• freelance web-grafik tasarımı işiyle uğraşanların duymaktan nefret ettikleri ödeme savuşturma cümlesi.

    oğlum bak anlaşalım; "sana para ödemiycez bak şurdan siktir git" deyin ama bu cümleyi kurmayın lan. çok sinir bozucu amk.

    sen 1200 tıkla yapamıyorsun diye bana yaptırıyosun zaten eşşoğlusu bırak da 2 tık tıkla halledeyim. biz taş mı yiycez? çoluk çombalak bakıyoruz lan biz de delirtmeyin adamı. (bkz: logoyu biraz bütüyelim) dedin büyüttük işte neyin peşindesin?
  • genelde kısa sürede sorunu çözüme ulaştıran tüm hizmet sektörü erbablarının duyabileceği cümledir. müşteri, ödediği ücretin karşılığında hizmeti sağlayanın, onarımı yapanın uğraşmasını ister. çünkü, bu kadar kolay olduğunu bilse kendi yapardı. işte oradaki kilit cümle bilmek. bilgi güçtür. güç sizinle olsun.

    -adam geldi, 2 dk durdu 100 lira aldı gitti.

    veya

    -arabayı servise götürdüm, bir şey de yapmadılar ha. 2 dk sonra teslim ettiler, 200 lira aldılar amk.
  • bu başlığı açarken hiç teknik bir mevzu aklıma gelmemişti, zira meslek hayatımda oldukça sık şahit olduğum bir hasta- hasta yakını söz öbeğidir bu. daha çok dahili bilim hekimleri bu söze maruz kalmaktadır. muayene olduktan sonra yeterince memnun olmayan hastalar sıkıntılarını bu şekilde dile getirirler doktorlarına. bana sorarsanız kavgada bile söylenmeyecek derecede kötüdür. diğer entry lerde de bahsedildiği gibi emek veren, kendi alanında uzman olan insana böyle söylenmesi hem kırıcı hem de kızdırıcı. iki tık tık şeklinde aşağılama bizde akciğer - kalp muayenesi hikayelerinde geçer. lafın gelişi, akciğerde 35 değişik ses duyuluyorsa, bunun bir tanesi normalken diğer 34 ü anormaldir, ayrıca hangisi hangi hastalığa aittir, bunları bilerek dinliyor adam, o kadar da hafife almamalı yani. kalp seslerine hiç girmiyorum farkındaysanız. her mesleki alanda sezarın hakkını sezara vermeliyiz. çilingir kapıyı açtı bilmem kaç lira aldı diyemeyiz, kapıyı kırmadan açabilsek onu çağırmazdık zaten.
  • - ulağnn tuğhtu çehti bir dişi 100 lira istiyor zahar

    gibi versiyonları mevcut olduğundan anlamak da güçlük çekmediğim suser beyanı.
  • aslında ülkemizin sorunu olan genel bir durumun örneklerinden yalnızca biri olan söylem. diğer ülkeleri bilemeyeceğim için ülkemizle sınırlıyorum.

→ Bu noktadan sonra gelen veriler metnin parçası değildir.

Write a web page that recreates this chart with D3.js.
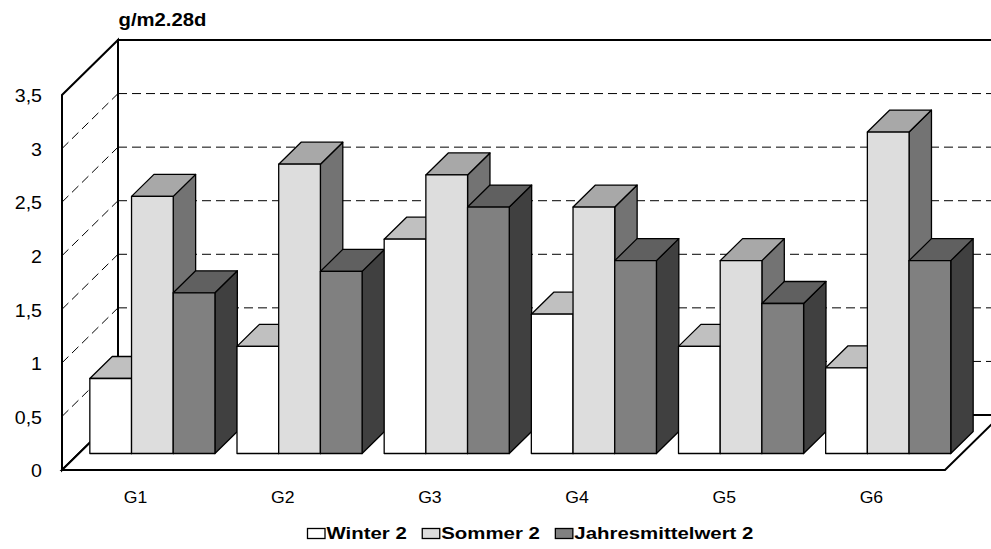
<!DOCTYPE html>
<html>
<head>
<meta charset="utf-8">
<script src="https://cdn.jsdelivr.net/npm/d3@7"></script>
<style>
  html, body { margin: 0; padding: 0; background: #fff; }
  svg { display: block; }
  text { font-family: "Liberation Sans", Arial, sans-serif; fill: #000; }
</style>
</head>
<body>
<svg id="chart" width="991" height="549"></svg>
<script>
// Data
const categories = ["G1", "G2", "G3", "G4", "G5", "G6"];
const seriesNames = ["Winter 2", "Sommer 2", "Jahresmittelwert 2"];
const winter = [0.7, 1.0, 2.0, 1.3, 1.0, 0.8];
const sommer = [2.4, 2.7, 2.6, 2.3, 1.8, 3.0];
const jahresmittel = [1.5, 1.7, 2.3, 1.8, 1.4, 1.8];
const yTicks = [0, 0.5, 1, 1.5, 2, 2.5, 3, 3.5];
const unitLabel = "g/m2.28d";

const seriesValues = [winter, sommer, jahresmittel];

// Shading per series: front, top, side faces
const faceColors = [
  { front: "#ffffff", top: "#c0c0c0", side: "#a0a0a0" },
  { front: "#dddddd", top: "#a8a8a8", side: "#737373" },
  { front: "#808080", top: "#606060", side: "#404040" }
];

const svg = d3.select("#chart");

// Front plane scales, plus an oblique depth offset for the 3D box
const floorLeft = 62, floorRight = 945;
const depthX = 56, depthY = 55;
const y = d3.scaleLinear().domain([0, 3.5]).range([470, 95]);
const x = d3.scaleBand().domain(categories).range([floorLeft, floorRight])
  .paddingInner(0.15).paddingOuter(0.075);
const xs = d3.scaleBand().domain(seriesNames).range([0, x.bandwidth()]);
const barZ0 = 0.3, barZ1 = 0.7;

// project a point (screen x on the front plane, value, depth fraction)
const P = (px, v, z) => [px + z * depthX, y(v) - z * depthY];
const poly = pts => "M" + pts.map(p => p.join(",")).join("L") + "Z";
const fmt = d3.formatLocale({ decimal: ",", thousands: ".", grouping: [3], currency: ["", "€"] }).format("~g");

const yMax = y.domain()[1];

// Walls and floor
svg.append("path")
  .attr("d", poly([P(floorLeft, 0, 0), P(floorLeft, yMax, 0), P(floorLeft, yMax, 1), P(floorLeft, 0, 1)]))
  .attr("fill", "#fff").attr("stroke", "#000").attr("stroke-width", 2);
svg.append("path")
  .attr("d", poly([P(floorLeft, 0, 1), P(floorLeft, yMax, 1), P(floorRight, yMax, 1), P(floorRight, 0, 1)]))
  .attr("fill", "#fff").attr("stroke", "#000").attr("stroke-width", 2);
svg.append("path")
  .attr("d", poly([P(floorLeft, 0, 0), P(floorRight, 0, 0), P(floorRight, 0, 1), P(floorLeft, 0, 1)]))
  .attr("fill", "#fff").attr("stroke", "#000").attr("stroke-width", 2);

// Dashed gridlines on the back and side walls
const gridTicks = yTicks.filter(t => t > 0 && t < yMax);
const grid = svg.append("g").attr("stroke", "#000").attr("stroke-width", 1)
  .attr("stroke-dasharray", "9,5").attr("fill", "none");
gridTicks.forEach(t => {
  const a = P(floorLeft, t, 1), b = P(floorRight, t, 1);
  grid.append("line").attr("x1", a[0]).attr("y1", a[1]).attr("x2", b[0]).attr("y2", b[1]);
  const c = P(floorLeft, t, 0);
  grid.append("line").attr("x1", c[0]).attr("y1", c[1]).attr("x2", a[0]).attr("y2", a[1]);
});

// Value axis labels along the front edge of the side wall
const axisG = svg.append("g");
yTicks.forEach(t => {
  axisG.append("text")
    .attr("transform", `translate(42,${y(t) + 1}) scale(1.12,1)`)
    .attr("text-anchor", "end").attr("dy", "0.36em")
    .style("font-size", "17.5px")
    .text(fmt(t));
});

// Bars, drawn left to right so each one covers its left neighbour's side face
const bars = svg.append("g").attr("stroke", "#000").attr("stroke-width", 1.3)
  .attr("stroke-linejoin", "round");
categories.forEach((cat, i) => {
  seriesNames.forEach((name, j) => {
    const v = seriesValues[j][i];
    const l = x(cat) + xs(name), r = l + xs.bandwidth();
    const c = faceColors[j];
    bars.append("path").attr("fill", c.side)
      .attr("d", poly([P(r, 0, barZ0), P(r, v, barZ0), P(r, v, barZ1), P(r, 0, barZ1)]));
    bars.append("path").attr("fill", c.top)
      .attr("d", poly([P(l, v, barZ0), P(l, v, barZ1), P(r, v, barZ1), P(r, v, barZ0)]));
    bars.append("path").attr("fill", c.front)
      .attr("d", poly([P(l, 0, barZ0), P(l, v, barZ0), P(r, v, barZ0), P(r, 0, barZ0)]));
  });
});

// Category labels
categories.forEach(cat => {
  svg.append("text")
    .attr("transform", `translate(${x(cat) + x.bandwidth() / 2},503) scale(1.07,1)`)
    .attr("text-anchor", "middle")
    .style("font-size", "16.5px")
    .text(cat);
});

// Unit label
svg.append("text")
  .attr("transform", "translate(118.5,26) scale(1.16,1)")
  .style("font-size", "17.5px").style("font-weight", "bold")
  .text(unitLabel);

// Legend
const legend = svg.append("g");
let lx = 307;
const sx = 1.2;
seriesNames.forEach((name, j) => {
  legend.append("rect").attr("x", lx + 0.5).attr("y", 528.5).attr("width", 17.5).attr("height", 10)
    .attr("fill", faceColors[j].front).attr("stroke", "#000").attr("stroke-width", 1.3);
  const t = legend.append("text")
    .attr("transform", `translate(${lx + 19.5},539) scale(${sx},1)`)
    .style("font-size", "17px").style("font-weight", "bold")
    .text(name);
  lx += 19.5 + t.node().getComputedTextLength() * sx + 15;
});
</script>
</body>
</html>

    artık çağımızda bilgi, alınıp satılabilen ve kendi başına değeri olan bir unsurdur. birçok meslek dalı da bilgi satmanın ekmeğini yer (birçok alandaki danışmanlar, avukatlar, psikologlar, doktorlar ve başlığa konu olan tasarımcılar). doktorlar için de "oturduğu yerden bakıp iki kelime edip para kazanıyor" lafını duyarsınız, avukatlar için de. çünkü pratiğe dökümü salt fiziksel emekle olmayınca mesleklerin, göze bi az gelir küçümsenir.

    50 derecede çalışan işçinin kazandığı parayla kıyaslamak da bu düşünce sisteminin ürünüdür. çünkü işçi bedenini harap ederek parasını hak ediyordur, peki ya müyendis?

    azalarak bitmesi gerekendir. bilgiye değer vermezsek kolay ulaşamayız.